FIFA’s ethics committee claims they did a thorough due diligence job, scouring public records, court records, corporate records and the media for any ‘red flags’ that led to a whiff of corruption from the candidates. Anything they found was put to the candidates.

If that is true it would be interesting to know what the Ethics Committee asked Tokyo Sexwale about the serious allegations of corruption which have emerged and were published by the team of South African investigative journalists at amaBhungane.

AmaBhungane has published an analysis on why they think he is the wrong man for the job. The full article is here.

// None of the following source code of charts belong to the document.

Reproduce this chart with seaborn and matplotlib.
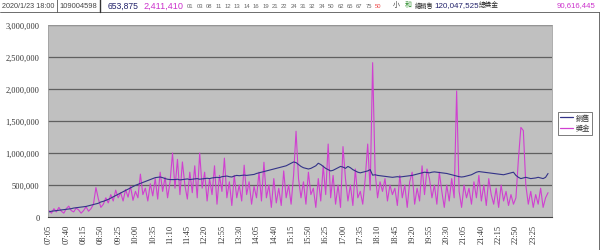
import matplotlib
matplotlib.use("Agg")
import matplotlib.pyplot as plt
import matplotlib.ticker as mticker
from matplotlib.lines import Line2D
import seaborn as sns
import pandas as pd

# ---- data -------------------------------------------------------------
times = pd.date_range("2020-01-23 07:05", "2020-01-23 23:55", freq="5min").strftime("%H:%M").tolist()

sales = [
    80000, 90000, 95000, 100000, 105000, 110000, 115000, 120000, 125000, 130000,
    140000, 145000, 150000, 155000, 160000, 165000, 175000, 185000, 195000, 205000,
    215000, 235000, 245000, 260000, 275000, 295000, 315000, 335000, 355000, 375000,
    395000, 415000, 435000, 455000, 475000, 495000, 510000, 525000, 540000, 555000,
    570000, 585000, 600000, 615000, 620000, 625000, 615000, 600000, 590000, 585000,
    585000, 585000, 590000, 580000, 585000, 590000, 595000, 585000, 590000, 595000,
    600000, 590000, 595000, 600000, 605000, 600000, 610000, 615000, 620000, 615000,
    630000, 635000, 640000, 630000, 625000, 640000, 650000, 645000, 650000, 655000,
    650000, 655000, 660000, 665000, 680000, 690000, 700000, 710000, 720000, 730000,
    740000, 750000, 760000, 770000, 780000, 790000, 800000, 820000, 840000, 860000,
    850000, 820000, 790000, 770000, 760000, 750000, 760000, 780000, 800000, 840000,
    820000, 790000, 760000, 740000, 720000, 730000, 750000, 770000, 790000, 780000,
    760000, 790000, 770000, 740000, 720000, 700000, 690000, 700000, 710000, 720000,
    740000, 653875, 660000, 650000, 645000, 640000, 635000, 630000, 625000, 620000,
    625000, 630000, 625000, 630000, 635000, 640000, 645000, 650000, 660000, 670000,
    680000, 690000, 700000, 695000, 690000, 700000, 705000, 700000, 695000, 690000,
    685000, 680000, 670000, 660000, 650000, 640000, 630000, 625000, 630000, 640000,
    650000, 660000, 680000, 700000, 710000, 705000, 700000, 695000, 690000, 685000,
    680000, 675000, 670000, 665000, 660000, 670000, 680000, 690000, 700000, 650000,
    620000, 600000, 610000, 620000, 610000, 600000, 605000, 610000, 620000, 610000,
    600000, 620000, 680000,
]

prize = [
    100000, 60000, 130000, 80000, 150000, 90000, 60000, 130000, 170000, 100000,
    80000, 140000, 110000, 60000, 100000, 160000, 90000, 130000, 200000, 460000,
    280000, 150000, 200000, 300000, 220000, 350000, 250000, 420000, 300000, 380000,
    250000, 430000, 310000, 480000, 260000, 400000, 300000, 670000, 350000, 450000,
    250000, 520000, 330000, 600000, 280000, 700000, 400000, 620000, 300000, 550000,
    1000000, 450000, 900000, 350000, 860000, 500000, 280000, 700000, 380000, 800000,
    300000, 1000000, 450000, 700000, 250000, 600000, 350000, 800000, 200000, 650000,
    400000, 920000, 300000, 550000, 180000, 650000, 300000, 500000, 250000, 810000,
    350000, 550000, 200000, 480000, 300000, 700000, 250000, 855000, 300000, 500000,
    150000, 600000, 220000, 450000, 180000, 720000, 300000, 500000, 200000, 650000,
    1340000, 600000, 300000, 550000, 200000, 700000, 350000, 450000, 150000, 600000,
    250000, 800000, 350000, 1140000, 300000, 650000, 200000, 500000, 150000, 1100000,
    600000, 250000, 500000, 180000, 750000, 300000, 400000, 200000, 600000, 1140000,
    420000, 2411410, 700000, 300000, 550000, 400000, 600000, 250000, 500000, 350000,
    450000, 180000, 650000, 300000, 500000, 150000, 550000, 700000, 200000, 450000,
    250000, 800000, 350000, 750000, 600000, 300000, 500000, 200000, 700000, 400000,
    150000, 500000, 250000, 600000, 300000, 1970000, 400000, 150000, 500000, 300000,
    450000, 200000, 550000, 300000, 650000, 250000, 500000, 180000, 600000, 350000,
    200000, 450000, 150000, 500000, 250000, 400000, 180000, 350000, 200000, 300000,
    900000, 1400000, 1350000, 500000, 200000, 400000, 150000, 350000, 200000, 450000,
    150000, 300000, 380000,
]

series_names = ["銷售", "獎金"]
y_ticks = [0, 500000, 1000000, 1500000, 2000000, 2500000, 3000000]

header_date = "2020/1/23 18:00"
header_draw = "109004598"
header_sales = "653,875"
header_prize = "2,411,410"
header_numbers = ["01", "03", "08", "11", "12", "13", "14", "16", "19", "21",
                  "22", "24", "31", "32", "34", "50", "62", "65", "67", "75"]
header_super = "50"
header_size = "小"
header_he = "和"
total_sales_label = "總銷售"
total_sales = "120,047,525"
total_prize_label = "總獎金"
total_prize = "90,616,445"

# ---- build ------------------------------------------------------------
df = pd.DataFrame({"idx": list(range(len(times))), "time": times,
                   series_names[0]: sales, series_names[1]: prize})
long = df.melt(id_vars=["idx", "time"], value_vars=series_names,
               var_name="series", value_name="value")

sns.set_theme(style="white")
CJK = ["Liberation Sans", "Noto Sans CJK TC", "DejaVu Sans"]
plt.rcParams["font.family"] = CJK

W, H = 600, 251
fig = plt.figure(figsize=(W / 100, H / 100), dpi=100)
fig.patch.set_facecolor("white")
ax = fig.add_axes([48 / W, 1 - 218 / H, 504 / W, 192 / H])
ax.set_facecolor("#C0C0C0")

palette = {series_names[0]: "#333388", series_names[1]: "#D040D0"}
sns.lineplot(data=long, x="idx", y="value", hue="series", palette=palette,
             hue_order=[series_names[1], series_names[0]],
             linewidth=0.8, ax=ax, legend=False, sort=False)

ax.set_xlim(-0.4, len(times) + 0.6)
ax.set_ylim(0, 3000000)
ax.set_yticks(y_ticks)
ax.yaxis.set_major_formatter(mticker.FuncFormatter(lambda v, p: f"{int(v):,}"))
ax.set_xticks(list(range(0, len(times), 7)))
ax.set_xticklabels(times[::7], rotation=90)
ax.set_xticks(list(range(len(times))), minor=True)
ax.set_xlabel("")
ax.set_ylabel("")

for y in y_ticks[1:]:
    ax.axhline(y, color="#606060", linewidth=0.9, zorder=0.5)

ax.tick_params(axis="y", which="both", length=0, labelsize=6, pad=6, colors="#333333")
ax.tick_params(axis="x", which="major", length=3, width=0.6, labelsize=6, pad=2,
               colors="#333333", direction="out")
ax.tick_params(axis="x", which="minor", length=2, width=0.5, direction="out", color="#333333")
for lab in ax.get_xticklabels() + ax.get_yticklabels():
    lab.set_fontfamily(["Liberation Serif"])

for s in ["top", "right", "left"]:
    ax.spines[s].set_color("#A0A0A0")
    ax.spines[s].set_linewidth(0.6)
ax.spines["bottom"].set_color("#404040")
ax.spines["bottom"].set_linewidth(0.8)

# legend
handles = [Line2D([0], [0], color=palette[n], lw=0.9) for n in series_names]
leg = fig.legend(handles, series_names, loc="upper left",
                 bbox_to_anchor=(554 / W, 1 - 109 / H), frameon=True,
                 handlelength=1.8, handletextpad=0.3,
                 borderpad=0.35, labelspacing=0.45, fancybox=False,
                 prop={"family": CJK, "size": 5.2})
leg.get_frame().set_edgecolor("#404040")
leg.get_frame().set_linewidth(0.6)
for t in leg.get_texts():
    t.set_color("#333333")

# header
def ftext(x, txt, color="#333333", size=6.0, **kw):
    fig.text(x / W, 1 - 6 / H, txt, color=color, fontsize=size, va="center",
             ha="left", family=CJK, **kw)

ftext(2, header_date, "#444444", 5.2)
ftext(59, header_draw, "#444444", 5.4)
ftext(108, header_sales, "#22226A", 6.2)
ftext(143, header_prize, "#CC33CC", 6.6)
x0 = 187
for i, n in enumerate(header_numbers):
    ftext(x0 + i * 9.4, n, "#666666", 4.2)
ftext(x0 + len(header_numbers) * 9.4, header_super, "#EE4444", 4.2)
ftext(393, header_size, "#444444", 5.0)
ftext(405, header_he, "#228822", 5.0)
ftext(415, total_sales_label, "#222222", 4.5)
ftext(434, total_sales, "#22226A", 5.8)
ftext(479, total_prize_label, "#222222", 4.8)
ftext(557, total_prize, "#CC33CC", 5.6)

fig.add_artist(Line2D([0, 1], [1 - 12.5 / H, 1 - 12.5 / H], color="#555555", lw=0.6))
fig.add_artist(Line2D([57 / W, 57 / W], [1 - 12.5 / H, 1], color="#555555", lw=0.6))
fig.add_artist(Line2D([100 / W, 100 / W], [1 - 12.5 / H, 1], color="#333333", lw=1.0))
fig.add_artist(Line2D([598.5 / W, 598.5 / W], [0, 1 - 12.5 / H], color="#555555", lw=0.6))

fig.savefig("out.png", dpi=100)
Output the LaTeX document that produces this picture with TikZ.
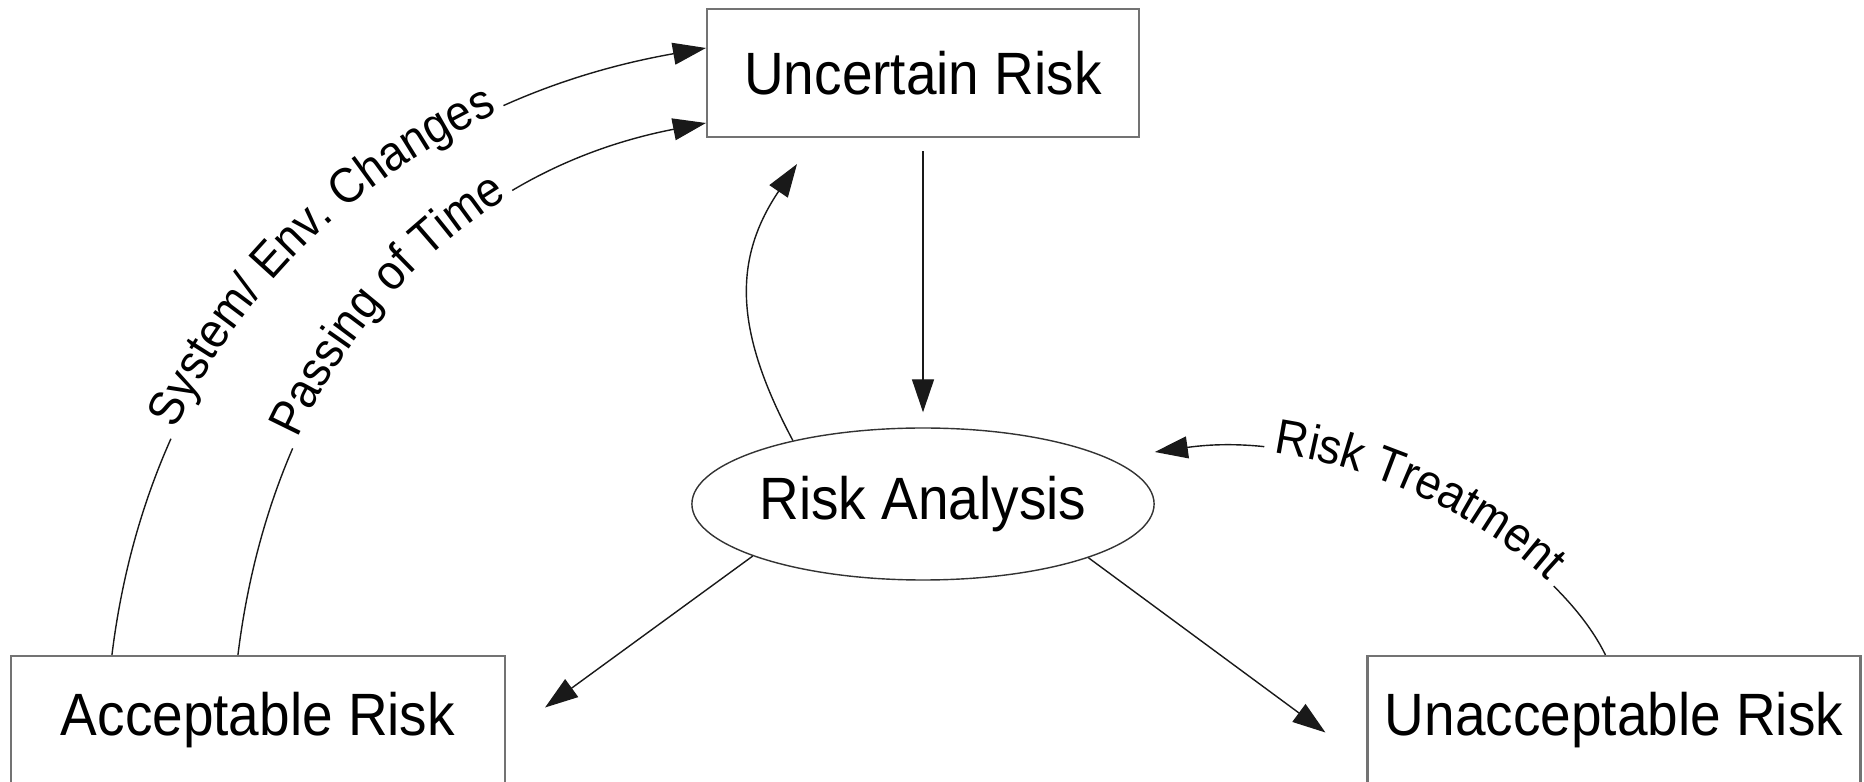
\documentclass[tikz,border=0pt]{standalone}
\usepackage{fontspec}
\setmainfont{Liberation Sans}[FakeStretch=0.92]
\usetikzlibrary{positioning,shapes.geometric,arrows.meta,decorations.text}

\newcommand{\boxfont}{\fontsize{17}{20}\selectfont}
\newcommand{\lblfont}{\fontsize{14}{16}\selectfont}

\tikzset{
  riskbox/.style={draw=black!55, line width=0.6pt, minimum height=1.28cm, font=\boxfont},
  riskoval/.style={ellipse, draw=black!80, line width=0.4pt, minimum width=4.56cm,
    minimum height=1.52cm, inner sep=0pt, font=\boxfont},
  flow/.style={line width=0.4pt, black!90}
}

\begin{document}
\begin{tikzpicture}[node distance=4.31cm, on grid, >={Triangle[length=3.3mm,width=2.2mm]}]
\useasboundingbox (0,0) rectangle (18.64,7.82);

\node [riskbox, minimum width=4.32cm] (unc) at (9.23,7.09) {Uncertain Risk};
\node [riskoval] (ana) [below = of unc] {Risk Analysis};
\node [riskbox, minimum width=4.94cm] (acc) [below left = 2.16cm and 6.65cm of ana] {Acceptable Risk};
\node [riskbox, minimum width=4.93cm] (unacc) [below right = 2.16cm and 6.91cm of ana] {Unacceptable Risk};

% free arrow ends
\coordinate (uptip) at ([xshift=-12.6mm, yshift=-2.6mm]unc.south);
\coordinate (acctip) at ([xshift=3.9mm, yshift=1.25mm]acc.east);
\coordinate (unatip) at ([xshift=-4.1mm, yshift=-1.25mm]unacc.west);
\coordinate (rttip) at ([yshift=5.2mm]ana.east);

\path [->, flow]
(unc.south) edge [shorten <=1.3mm, shorten >=1.5mm] (ana.north)
(ana.154) edge [out=118, in=236, looseness=1.1] (uptip)
(ana.197) edge (acctip)
(ana.342) edge (unatip);

% labelled arcs, the gap in the line leaves room for the text
\draw [->, flow, dash pattern=on 64pt off 137pt on 2000pt off 1pt,
  postaction={decorate, decoration={text along path, text align={left indent=67pt},
    text={|\lblfont|System/ Env. Changes}}}]
  ([xshift=10.2mm]acc.north west) to [out=83, in=190] ([yshift=2.5mm]unc.west);
\draw [->, flow, dash pattern=on 61pt off 98pt on 2000pt off 1pt,
  postaction={decorate, decoration={text along path, text align={left indent=64pt},
    text={|\lblfont|Passing of Time}}}]
  ([xshift=22.8mm]acc.north west) to [out=83, in=191] ([yshift=-5mm]unc.west);
\draw [<-, flow, dash pattern=on 22pt off 93pt on 2000pt off 1pt,
  postaction={decorate, decoration={text along path, text align={left indent=34pt},
    text={|\lblfont|Risk Treatment}}}]
  (rttip) to [out=8, in=116, out looseness=1.02, in looseness=0.62] ([xshift=23.9mm]unacc.north west);
\end{tikzpicture}
\end{document}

But the main issue involves Sexwale’s involvement in the mining industry. Mining is a sector that is notorious for corruption because of the industry’s reliance on gaining government licences in order to operate.

Sexwale chooses to structure his business using a highly secretive offshore companies based in tax havens. This includes Africa Management Limited based in Guernsey which is connected to companies in notorious tax havens such as the British Virgin Islands.

This means that parts of Tokyo’s businesses do not need to publish information about who has an interest in his company, or their annual accounts.

These offshore companies have been involved in some highly controversial deals, one of which is currently ‘caught up’ in an corruption investigation.

This involved a deal over a copper mine in the Congo involving highly controversial businessman Dan Gertler. Sexwale invested $120m with Gertler, who received the mine after it was stripped from another miner by the Congolese government. Gertler, who is said to be close to the Congolese president, then sold the mine several months later for a huge profit.

Sexwale’s joint venture partner, Och-Ziff Capital, disclosed last year that it is under investigation by the US Department of Justice (yes, that is the same outfit who are investigating corruption at FIFA) over allegations of corruption on the deal. Och-Ziff is based in the US which brings it under the jurisdiction of the DoJ.

It must be said that Tokyo’s spokesperson has stressed that these are just allegations, but they surely meet the test of a ‘red flag’.

If FIFA wants to retain any credibility for the process, it should disclose what questions (if any) they asked about Tokyo Sexwale’s business interests, and what answers he gave.

Liberia’s Fall Guy - Musa Bility

The president of the Liberian Football Association was  excluded by from running by FIFA’s ethics committee  because of concerns about integrity.

Front Page Africa, a Liberian newspaper has the story. Musa was apparently ‘primarily rejected’ because of a ban he previously received for breaching confidentiality rules of the Confederation of African Football. At the time he was attempting to change the rules regarding the election of CAF presidents.

In addition Musa has recently been charged with tax evasion by the Liberian government and was ordered by a judge to pay $190,000. Bility was also indicted in relation to a corrupt deal involving Roberts International Airport, as he was chairman of the Liberian Airports Authority.

These seem like pretty serious allegations, but no more serious than those facing Sexwale, and Musa would make the same argument, that he has not been found guilty of any criminal offence.

The rejection of Musa raises the question as to whether his candidacy has provided a veil of integrity for the process. Not a conspiracy, but a useful fall guy who allows the Ethics Committee to claim that their system is working.

As things stand, it’s hard not to conclude that an organisation with a systemic deficiency in transparency and accountability is running a process deficient in transparency and accountability, which is highly likely to install a new leader deficient in – you get the idea.

That ‘sweep sweep’ sound you hear may not be a new broom, but just the old dirt going under Zurich’s biggest carpet.